/---

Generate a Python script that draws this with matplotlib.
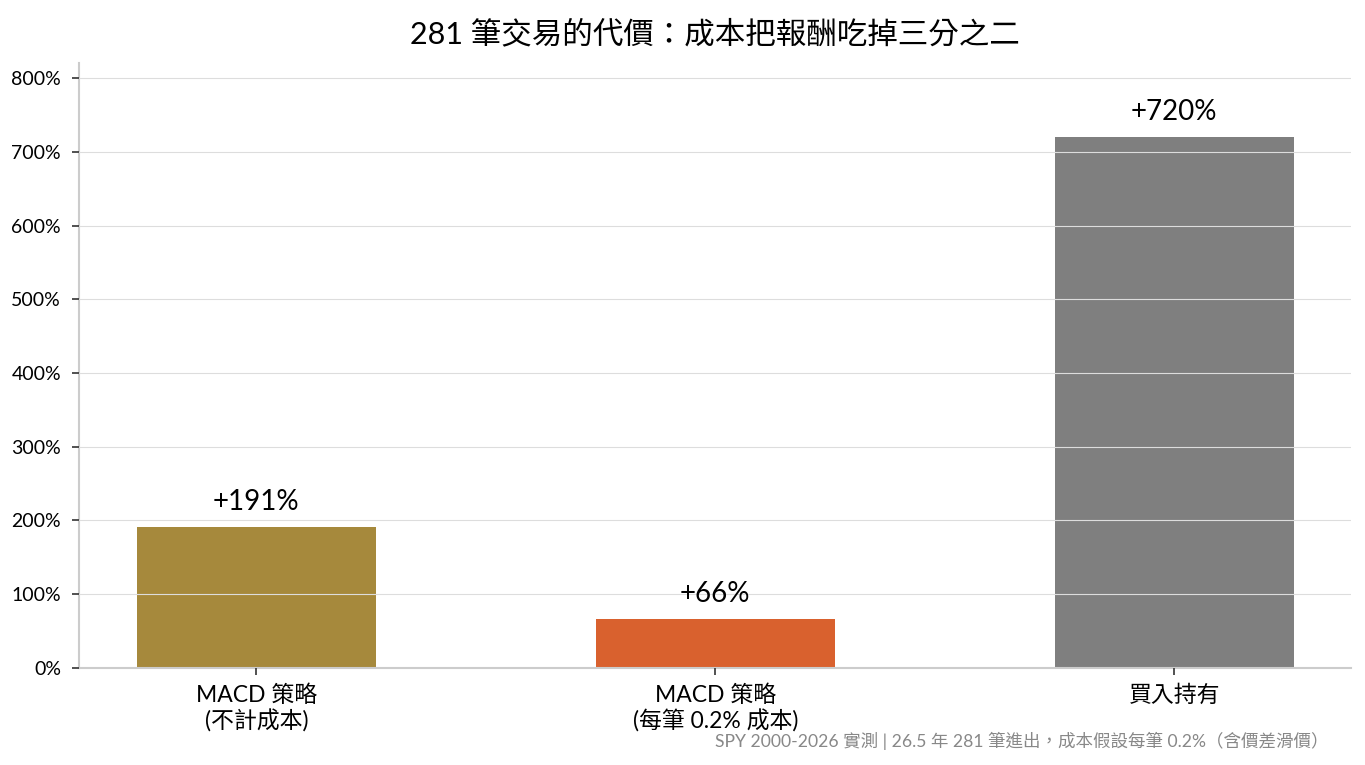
import matplotlib
matplotlib.use("Agg")
import matplotlib.pyplot as plt

plt.rcParams['font.family'] = ['Lato', 'Noto Sans CJK TC', 'DejaVu Sans']

# --- 資料 ---
categories = ['MACD 策略\n(不計成本)', 'MACD 策略\n(每筆 0.2% 成本)', '買入持有']
returns = [191, 66, 720]
colors = ['#A6893C', '#D9612E', '#7F7F7F']
yticks = [0, 100, 200, 300, 400, 500, 600, 700, 800]

fig, ax = plt.subplots(figsize=(13.65, 7.65), dpi=100)
fig.subplots_adjust(left=0.058, right=0.99, bottom=0.127, top=0.918)

x = range(len(categories))
ax.bar(x, returns, width=0.52, color=colors, zorder=1)

for xi, v in zip(x, returns):
    ax.text(xi, v + 17, f'+{v}%', ha='center', va='bottom', fontsize=20, zorder=3)

ax.set_ylim(0, max(returns) * 1.14)
ax.set_yticks(yticks)
ax.set_yticklabels([f'{t}%' for t in yticks], fontsize=14)
ax.set_xticks(list(x))
ax.set_xticklabels(categories, fontsize=16.5, linespacing=1.2)

ax.grid(axis='y', color='#dddddd', linewidth=0.8, zorder=2)
ax.set_axisbelow(False)
for s in ['top', 'right']:
    ax.spines[s].set_visible(False)
for s in ['left', 'bottom']:
    ax.spines[s].set_color('#cccccc')
    ax.spines[s].set_linewidth(1.5)
ax.tick_params(axis='y', length=5, width=1.2, color='#333333', pad=8)
ax.tick_params(axis='x', length=5, width=1.2, color='#333333', pad=7)

ax.set_title('281 筆交易的代價：成本把報酬吃掉三分之二', fontsize=22, pad=14)
fig.text(0.973, 0.031, 'SPY 2000-2026 實測 | 26.5 年 281 筆進出，成本假設每筆 0.2%（含價差滑價）',
         ha='right', va='center', fontsize=12.6, color='#888888')

fig.savefig('out.png', dpi=100)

\---

=== WRITTEN EXERCISE ===
Repeat only what lies between the start of the data and the end of the line containing "ax.set_xticklabels(categories, fontsize=16.5, linespacing=1.2)", exactly, with pictures left out.

=== EXERCISE ANSWER ===
Generate a Python script that draws this with matplotlib.
import matplotlib
matplotlib.use("Agg")
import matplotlib.pyplot as plt

plt.rcParams['font.family'] = ['Lato', 'Noto Sans CJK TC', 'DejaVu Sans']

# --- 資料 ---
categories = ['MACD 策略\n(不計成本)', 'MACD 策略\n(每筆 0.2% 成本)', '買入持有']
returns = [191, 66, 720]
colors = ['#A6893C', '#D9612E', '#7F7F7F']
yticks = [0, 100, 200, 300, 400, 500, 600, 700, 800]

fig, ax = plt.subplots(figsize=(13.65, 7.65), dpi=100)
fig.subplots_adjust(left=0.058, right=0.99, bottom=0.127, top=0.918)

x = range(len(categories))
ax.bar(x, returns, width=0.52, color=colors, zorder=1)

for xi, v in zip(x, returns):
    ax.text(xi, v + 17, f'+{v}%', ha='center', va='bottom', fontsize=20, zorder=3)

ax.set_ylim(0, max(returns) * 1.14)
ax.set_yticks(yticks)
ax.set_yticklabels([f'{t}%' for t in yticks], fontsize=14)
ax.set_xticks(list(x))
ax.set_xticklabels(categories, fontsize=16.5, linespacing=1.2)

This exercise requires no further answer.